See Figure 1 for a summary of the data.


U.S. Department of Agriculture: Cropland

Information about cropland in Trempealeau County was downloaded because it is important to know if agriculture already exists in areas you plan to open a frac sand mine.

Accessing cropland data:

• Go to the USDA Geospatial Data Gateway: https://gdg.sc.egov.usda.gov/
• Click on the "Get Data" button
• Select "Wisconsin" and "Trempealeau County"
• Check "Cropland Data Layer by State" under "Land Cover"
• Send request for data
• Receive an email and download the data from the link
• Download zip folders to your temporary folder
• Unzip data to working folder

See Figure 1 for a summary of the data.

Trempealeau County Land Records: 

The entire geodatabase for Trempealeau County was downloaded from the county's website: http://www.tremplocounty.com/landrecords/.

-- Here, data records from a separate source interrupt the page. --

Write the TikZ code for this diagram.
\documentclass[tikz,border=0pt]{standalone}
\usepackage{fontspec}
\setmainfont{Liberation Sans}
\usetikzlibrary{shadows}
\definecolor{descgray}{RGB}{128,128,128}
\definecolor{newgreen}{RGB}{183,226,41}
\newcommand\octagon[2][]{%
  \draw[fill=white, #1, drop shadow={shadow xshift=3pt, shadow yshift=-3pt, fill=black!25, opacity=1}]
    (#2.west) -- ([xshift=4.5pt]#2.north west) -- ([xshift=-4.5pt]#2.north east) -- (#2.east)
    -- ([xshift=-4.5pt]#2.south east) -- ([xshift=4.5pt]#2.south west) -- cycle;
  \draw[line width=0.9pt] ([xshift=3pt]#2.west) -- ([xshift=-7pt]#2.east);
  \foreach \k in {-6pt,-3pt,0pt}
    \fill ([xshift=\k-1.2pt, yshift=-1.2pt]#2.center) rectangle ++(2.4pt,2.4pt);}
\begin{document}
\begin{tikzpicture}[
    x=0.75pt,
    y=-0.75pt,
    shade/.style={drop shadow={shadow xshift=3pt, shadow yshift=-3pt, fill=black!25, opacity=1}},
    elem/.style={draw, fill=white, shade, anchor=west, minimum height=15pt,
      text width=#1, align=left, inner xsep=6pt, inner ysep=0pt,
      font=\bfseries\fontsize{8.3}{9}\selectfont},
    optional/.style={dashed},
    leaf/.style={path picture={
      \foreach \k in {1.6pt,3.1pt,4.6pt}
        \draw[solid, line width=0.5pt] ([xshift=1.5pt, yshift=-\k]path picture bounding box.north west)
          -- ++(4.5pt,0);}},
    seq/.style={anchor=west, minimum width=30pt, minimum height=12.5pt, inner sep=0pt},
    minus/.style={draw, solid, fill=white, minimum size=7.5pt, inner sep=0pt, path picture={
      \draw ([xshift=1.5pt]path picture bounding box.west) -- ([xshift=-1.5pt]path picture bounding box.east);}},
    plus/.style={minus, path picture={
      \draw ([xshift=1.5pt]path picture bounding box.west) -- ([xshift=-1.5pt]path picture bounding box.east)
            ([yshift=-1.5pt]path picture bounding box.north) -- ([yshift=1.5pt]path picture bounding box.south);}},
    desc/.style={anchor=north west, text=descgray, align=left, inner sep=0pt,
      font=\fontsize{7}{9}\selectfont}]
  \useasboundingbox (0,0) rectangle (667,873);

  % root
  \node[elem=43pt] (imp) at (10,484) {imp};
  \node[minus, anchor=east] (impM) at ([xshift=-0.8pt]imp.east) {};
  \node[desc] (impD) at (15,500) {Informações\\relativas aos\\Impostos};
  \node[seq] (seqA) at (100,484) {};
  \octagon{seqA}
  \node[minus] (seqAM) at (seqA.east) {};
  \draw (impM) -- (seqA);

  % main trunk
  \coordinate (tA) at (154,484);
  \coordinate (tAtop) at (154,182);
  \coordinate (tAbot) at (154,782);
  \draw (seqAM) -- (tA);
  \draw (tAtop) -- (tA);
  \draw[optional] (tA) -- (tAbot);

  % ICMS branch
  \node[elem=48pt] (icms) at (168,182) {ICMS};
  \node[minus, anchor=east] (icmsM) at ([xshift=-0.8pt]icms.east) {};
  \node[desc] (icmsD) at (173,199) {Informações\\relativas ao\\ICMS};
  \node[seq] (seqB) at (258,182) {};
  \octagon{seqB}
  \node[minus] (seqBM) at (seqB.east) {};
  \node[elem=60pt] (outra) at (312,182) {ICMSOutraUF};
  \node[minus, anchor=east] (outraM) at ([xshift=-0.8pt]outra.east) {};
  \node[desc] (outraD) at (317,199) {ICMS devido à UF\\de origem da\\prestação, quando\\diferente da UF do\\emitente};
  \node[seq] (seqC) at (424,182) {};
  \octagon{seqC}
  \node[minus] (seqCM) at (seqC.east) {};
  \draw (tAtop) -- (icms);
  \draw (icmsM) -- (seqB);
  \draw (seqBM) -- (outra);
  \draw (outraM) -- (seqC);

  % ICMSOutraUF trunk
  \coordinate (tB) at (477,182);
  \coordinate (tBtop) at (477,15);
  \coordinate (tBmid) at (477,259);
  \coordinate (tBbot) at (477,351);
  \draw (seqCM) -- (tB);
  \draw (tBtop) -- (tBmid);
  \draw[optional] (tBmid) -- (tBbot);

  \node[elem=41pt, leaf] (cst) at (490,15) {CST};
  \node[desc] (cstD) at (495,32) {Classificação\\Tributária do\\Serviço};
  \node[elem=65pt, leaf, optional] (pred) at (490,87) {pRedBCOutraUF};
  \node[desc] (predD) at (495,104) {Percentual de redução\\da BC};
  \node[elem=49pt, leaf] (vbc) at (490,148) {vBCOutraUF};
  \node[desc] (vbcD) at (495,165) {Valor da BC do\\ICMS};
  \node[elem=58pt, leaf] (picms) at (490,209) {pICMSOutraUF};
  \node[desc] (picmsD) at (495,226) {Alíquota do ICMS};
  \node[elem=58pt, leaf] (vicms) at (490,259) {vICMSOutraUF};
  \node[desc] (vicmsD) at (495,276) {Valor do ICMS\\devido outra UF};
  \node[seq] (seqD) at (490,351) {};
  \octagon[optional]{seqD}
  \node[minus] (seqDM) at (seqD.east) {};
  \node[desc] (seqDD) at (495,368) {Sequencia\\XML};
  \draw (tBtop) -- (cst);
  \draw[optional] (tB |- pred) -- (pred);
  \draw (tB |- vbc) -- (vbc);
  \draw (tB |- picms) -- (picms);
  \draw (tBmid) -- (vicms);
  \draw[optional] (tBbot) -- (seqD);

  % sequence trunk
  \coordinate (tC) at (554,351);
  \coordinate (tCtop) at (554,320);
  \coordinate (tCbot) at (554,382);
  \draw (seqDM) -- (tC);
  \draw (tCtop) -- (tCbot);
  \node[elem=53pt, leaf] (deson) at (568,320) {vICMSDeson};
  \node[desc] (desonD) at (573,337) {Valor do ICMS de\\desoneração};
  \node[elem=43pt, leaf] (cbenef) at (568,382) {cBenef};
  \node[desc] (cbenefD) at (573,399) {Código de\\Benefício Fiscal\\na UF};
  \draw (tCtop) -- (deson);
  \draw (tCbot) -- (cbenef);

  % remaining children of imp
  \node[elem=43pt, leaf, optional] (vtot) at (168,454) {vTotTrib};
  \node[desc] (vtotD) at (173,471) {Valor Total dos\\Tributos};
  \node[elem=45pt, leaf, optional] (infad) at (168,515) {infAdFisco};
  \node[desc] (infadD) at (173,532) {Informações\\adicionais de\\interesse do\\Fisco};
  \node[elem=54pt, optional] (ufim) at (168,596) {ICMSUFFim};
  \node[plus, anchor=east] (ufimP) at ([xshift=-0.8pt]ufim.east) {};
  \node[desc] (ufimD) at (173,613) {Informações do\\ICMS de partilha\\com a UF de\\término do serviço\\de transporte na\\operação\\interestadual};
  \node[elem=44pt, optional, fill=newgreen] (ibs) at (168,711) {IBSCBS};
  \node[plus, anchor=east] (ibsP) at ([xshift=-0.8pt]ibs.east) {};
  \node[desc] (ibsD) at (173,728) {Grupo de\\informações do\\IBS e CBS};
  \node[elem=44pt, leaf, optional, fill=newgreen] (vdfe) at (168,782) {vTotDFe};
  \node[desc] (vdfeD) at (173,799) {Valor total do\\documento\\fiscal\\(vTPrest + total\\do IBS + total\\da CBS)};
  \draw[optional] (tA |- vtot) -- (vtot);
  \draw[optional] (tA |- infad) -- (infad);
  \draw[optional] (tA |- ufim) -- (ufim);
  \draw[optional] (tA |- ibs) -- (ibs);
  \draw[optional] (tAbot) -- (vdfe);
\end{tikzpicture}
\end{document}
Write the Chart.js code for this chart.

USDA NRCS Web Soil Survey:

Information about soil was collected because it can tell us important soil information, including soil type and drainage.

To access soil data:

• Go to http://websoilsurvey.sc.egov.usda.gov/App/HomePage.htm
• Set Trempealeau County as your AOI
• Go to the "Download Soils Data" tab and find Trempealeau County
• Download the zip file and unzip the file in Windows Explorer
• Use Microsoft Access to import the txt files your geodatabase 
• Go to ArcCatalog and find the soildb_WI_2003.mdb
• Import the soilmu_a_wi121.shp into the Trempealeau County geodatabase you downloaded earlier
• name it soilmu_a_wi121_2
• Import the "component table" to the Trempealeau County geodatabase from the soildb_wi2003 geodatabase
• Create a relationship class between the "component table" and the soilsmu_a_wi121 feature class
• Add the soilsmu_a_wi121 feature class and "component" geodatabase to ArcMap
• Join the "component" table to the soilmu_a_wi121 feature class 

See Figure 1 for a summary of the data.

Last Step for downloading the data:

• Combine the two DEM's for n44w092_13 and n45w092_13 using the "Mosaic to New Raster" tool in ArcMap. 
• Save the output properly to avoid truncating the values

Figure 1: Data was gathered from the above resources. See above instructions for specifics on downloading the data.

Results:

Metadata:

Metadata is important because it can tell you how suitable data is for your project. Useful information included in metadata includes how the data was created, who created it, what is has been used for, how accurate it is, and more. The table below shows the metadata for all the data sources in this exercise (Figure 2). Metadata was compiled from metadata files/links for each separate piece of data.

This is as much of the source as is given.